Komunikasi Sangat Membantu Tim Relawan MBKM Semeru UB
AMEG - Menjadi relawan di posko pengungsian korban erupsi Gunung Semeru, Lumajang tidak pernah dibayangkan oleh Achmat Solehuddin, Billah Izzul Haq, Safira Faiza Fortunella, Ruth Damayanti A. Sirait, dkk.
Bertemu dengan banyak warga korban erupsi, mengkoordinir dan mendistribusikan logistik warga hingga mendampingi trauma healing, menjadi suatu pengalaman berharga bagi 49 mahasiswa Universitas Brawijaya (UB) yang tergabung grup Merdeka Belajar Kampus Merdeka (MBKM) Semeru.
Sebut saja Billah Izzul Haq, mahasiswa jurusan komunikasi semester 6 tersebut mengaku mata kuliah yang selama ini didapatnya di bangku kuliah sangat membantu di lapangan terutama dalam mengkoordinir warga ketika pendistribusian logistik.
"Koordinasi dan komunikasi antar pengungsi dalam pendistribusian logistik itu sangat penting. Jika informasi yang diberikan tidak utuh penyampaiannya, bisa fatal akibatnya," ujarnya.
Izzul menceritakan, salah satu puncak akibat ketimpangsiuran informasi adalah ketika posko pengungsian hampir dibakar oleh warga karena adanya isu tidak pemerataan bantuaan.
"Komunikasi itu penting jadi informasi tidak boleh setengah-setengah, harus utuh. Seperti contohnya karena banyak ketimpangsiuran informasi dan isu-isu di sosmed terkait ketidak pemerataan bantuaan. Akhirnya hampir terjadi cek cok antar warga. Sampai posko pengungsian mau dibakar," jelasnya.
Meskipun hampir mengalami hal tragis, Izull mengungkapkan ada rasa senang ketika dia bisa mendampingi anak anak korban Erupsi Gunung Merapi.
"Anak-anak meskipun mereka terkena musibah harus tetap sekolah. Alhamdullillah sekolah tidak ada yang hancur hanya kena abu saja. Meskipun begitu mereka harus tetap sekolah bahkan di tempat pengungsian sekalipun di tenda,".

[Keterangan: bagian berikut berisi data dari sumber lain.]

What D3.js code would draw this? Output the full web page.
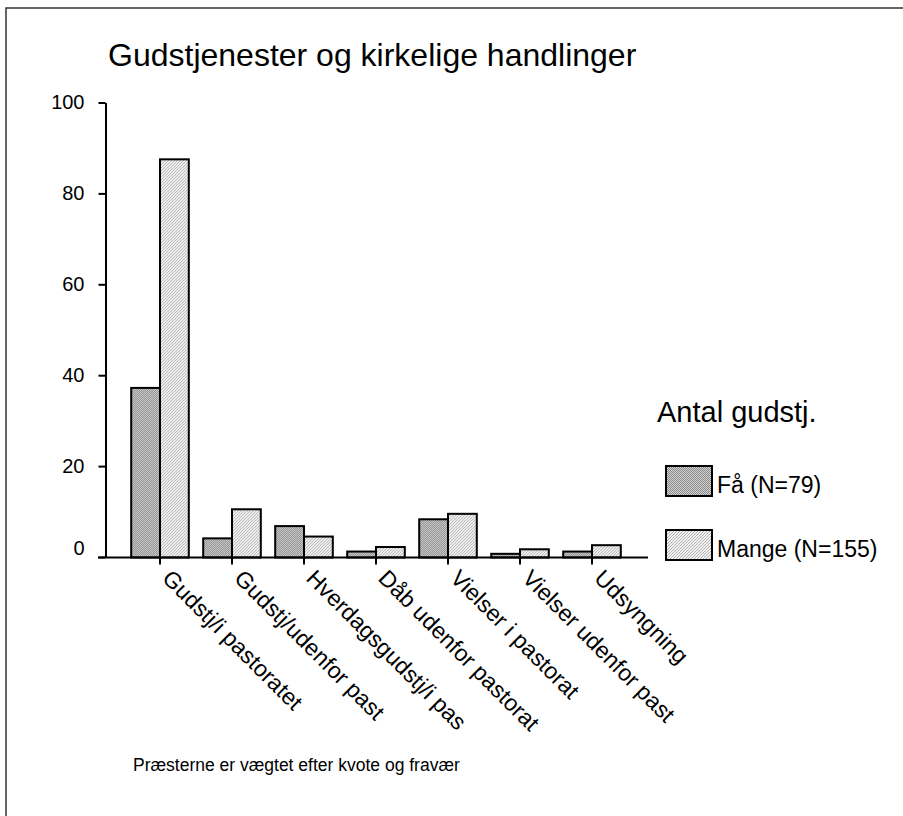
<!DOCTYPE html>
<html>
<head>
<meta charset="utf-8">
<script src="https://cdn.jsdelivr.net/npm/d3@7"></script>
<style>
  body { margin: 0; background: #fff; }
  text { font-family: "Liberation Sans", Arial, sans-serif; fill: #000; }
</style>
</head>
<body>
<div id="chart"></div>
<script>
// data
var categories = ["Gudstj/i pastoratet", "Gudstj/udenfor past", "Hverdagsgudstj/i pas",
  "Dåb udenfor pastorat", "Vielser i pastorat", "Vielser udenfor past", "Udsyngning"];
var seriesNames = ["Få (N=79)", "Mange (N=155)"];
var faa = [37.2, 4.1, 6.8, 1.2, 8.3, 0.7, 1.2];
var mange = [87.5, 10.5, 4.5, 2.2, 9.5, 1.7, 2.6];
var yTicks = [0, 20, 40, 60, 80, 100];

var svgWidth = 903;
var svgHeight = 816;

var svg = d3.select("#chart").append("svg")
  .attr("width", svgWidth)
  .attr("height", svgHeight);

// fill patterns
var defs = svg.append("defs");
var p1 = defs.append("pattern")
  .attr("id", "patFaa")
  .attr("width", 2).attr("height", 2)
  .attr("patternUnits", "userSpaceOnUse");
p1.append("rect").attr("width", 2).attr("height", 2).attr("fill", "#d4d4d4");
p1.append("rect").attr("x", 0).attr("y", 0).attr("width", 1).attr("height", 1).attr("fill", "#888");
p1.append("rect").attr("x", 1).attr("y", 1).attr("width", 1).attr("height", 1).attr("fill", "#888");

var p2 = defs.append("pattern")
  .attr("id", "patMange")
  .attr("width", 3).attr("height", 3)
  .attr("patternUnits", "userSpaceOnUse");
p2.append("rect").attr("width", 3).attr("height", 3).attr("fill", "#f2f2f2");
[[0, 2], [1, 1], [2, 0]].forEach(function(c) {
  p2.append("rect").attr("x", c[0]).attr("y", c[1]).attr("width", 1).attr("height", 1).attr("fill", "#b0b0b0");
});
var fills = ["url(#patFaa)", "url(#patMange)"];

// frame (only left/top visible)
svg.append("rect")
  .attr("x", 6).attr("y", 8)
  .attr("width", 1000).attr("height", 1000)
  .attr("fill", "none")
  .attr("stroke", "#333")
  .attr("stroke-width", 1.5);

// title
svg.append("text")
  .attr("x", 108).attr("y", 66)
  .style("font-size", "32px")
  .text("Gudstjenester og kirkelige handlinger");

// scales
var yScale = d3.scaleLinear().domain([0, 100]).range([557, 102.5]);
var x0 = d3.scaleBand().domain(categories).range([124, 628])
  .paddingInner(0.2).paddingOuter(0.1);
var x1 = d3.scaleBand().domain([0, 1]).range([0, x0.bandwidth()]);

var axisX = 105.5;
var baseY = 557.5;

// bars
var rows = categories.map(function(c, i) { return { cat: c, vals: [faa[i], mange[i]] }; });
var groups = svg.selectAll(".grp")
  .data(rows)
  .enter().append("g")
  .attr("class", "grp")
  .attr("transform", function(d) { return "translate(" + x0(d.cat) + ",0)"; });

groups.selectAll("rect")
  .data(function(d) { return d.vals.map(function(v, k) { return { k: k, v: v }; }); })
  .enter().append("rect")
  .attr("x", function(d) { return x1(d.k); })
  .attr("y", function(d) { return yScale(d.v); })
  .attr("width", x1.bandwidth())
  .attr("height", function(d) { return baseY - yScale(d.v); })
  .attr("fill", function(d) { return fills[d.k]; })
  .attr("stroke", "#000")
  .attr("stroke-width", 2);

// y axis
var yAxis = d3.axisLeft(yScale).tickValues(yTicks).tickSize(7).tickSizeOuter(0).tickPadding(14);
var gy = svg.append("g")
  .attr("transform", "translate(" + axisX + ",0)")
  .call(yAxis);
gy.select(".domain").attr("stroke-width", 2);
gy.selectAll(".tick line").attr("stroke-width", 2);
gy.selectAll(".tick text")
  .style("font-size", "20px")
  .style("font-family", "Liberation Sans, Arial, sans-serif")
  .attr("dy", function(d) { return d === 0 ? "-0.15em" : "0.32em"; });

// x axis
var xAxis = d3.axisBottom(x0).tickSize(7).tickSizeOuter(0).tickFormat("");
var gx = svg.append("g")
  .attr("transform", "translate(0," + baseY + ")")
  .call(xAxis);
gx.select(".domain").remove();
gx.selectAll(".tick line").attr("stroke-width", 2);
svg.append("line")
  .attr("x1", axisX - 7.5).attr("x2", 648)
  .attr("y1", baseY).attr("y2", baseY)
  .attr("stroke", "#000").attr("stroke-width", 2);

// rotated category labels
svg.selectAll(".xlab")
  .data(categories)
  .enter().append("text")
  .attr("class", "xlab")
  .attr("transform", function(d) {
    return "translate(" + (x0(d) + x0.bandwidth() / 2 + 1) + "," + (baseY + 22) + ") rotate(45)";
  })
  .style("font-size", "23px")
  .text(function(d) { return d; });

// legend
svg.append("text")
  .attr("x", 657).attr("y", 422)
  .style("font-size", "29px")
  .text("Antal gudstj.");

var legend = svg.selectAll(".leg")
  .data(seriesNames)
  .enter().append("g")
  .attr("class", "leg")
  .attr("transform", function(d, i) { return "translate(666," + (466 + i * 64) + ")"; });
legend.append("rect")
  .attr("width", 46).attr("height", 30)
  .attr("fill", function(d, i) { return fills[i]; })
  .attr("stroke", "#000").attr("stroke-width", 2);
legend.append("text")
  .attr("x", 51).attr("y", 27)
  .style("font-size", "23px")
  .text(function(d) { return d; });

// note
svg.append("text")
  .attr("x", 133).attr("y", 771)
  .style("font-size", "17.5px")
  .text("Præsterne er vægtet efter kvote og fravær");
</script>
</body>
</html>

Izzul mengatakan, ditempat pengungsian tersebut dia mengajarkan ilmu psiko sosial, seperti mengenalkan emosi.
Senada dengan Izzul, mahasiswi Fakultas Ilmu Administrasi Safira Faiza Fortunella juga menikmati kegiatan pendampingan untuk anak-anak korban terdampak Semeru.
“Pendampingan untuk anak-anak juga kami lakukan di beberapa sekolah. Pembelajaran yang kami berikan meliputi wawasan kebangsaan, pelatihan minat dan bakat, prakarya, serta pengenalan pentingnya membuat rencana untuk masa depan,” jelas Safira.
Sebagai koordinator tema “Dukungan Kesehatan Jiwa dan Pendampingan Sosial”, Safira berharap kegiatan yang dilakukan dapat menghilangkan rasa trauma masyarakat terdampak erupsi.
Terkait trauma healing, Safira dan tim melakukan assessmen lapang menggunakan Global Psychotrauma System (GPS) untuk mengetahui kondisi mental warga terdampak. Selain itu tim juga menumbuhkan komunikasi dan koordinasi yang baik kepada warga, seperti layaknya keluarga.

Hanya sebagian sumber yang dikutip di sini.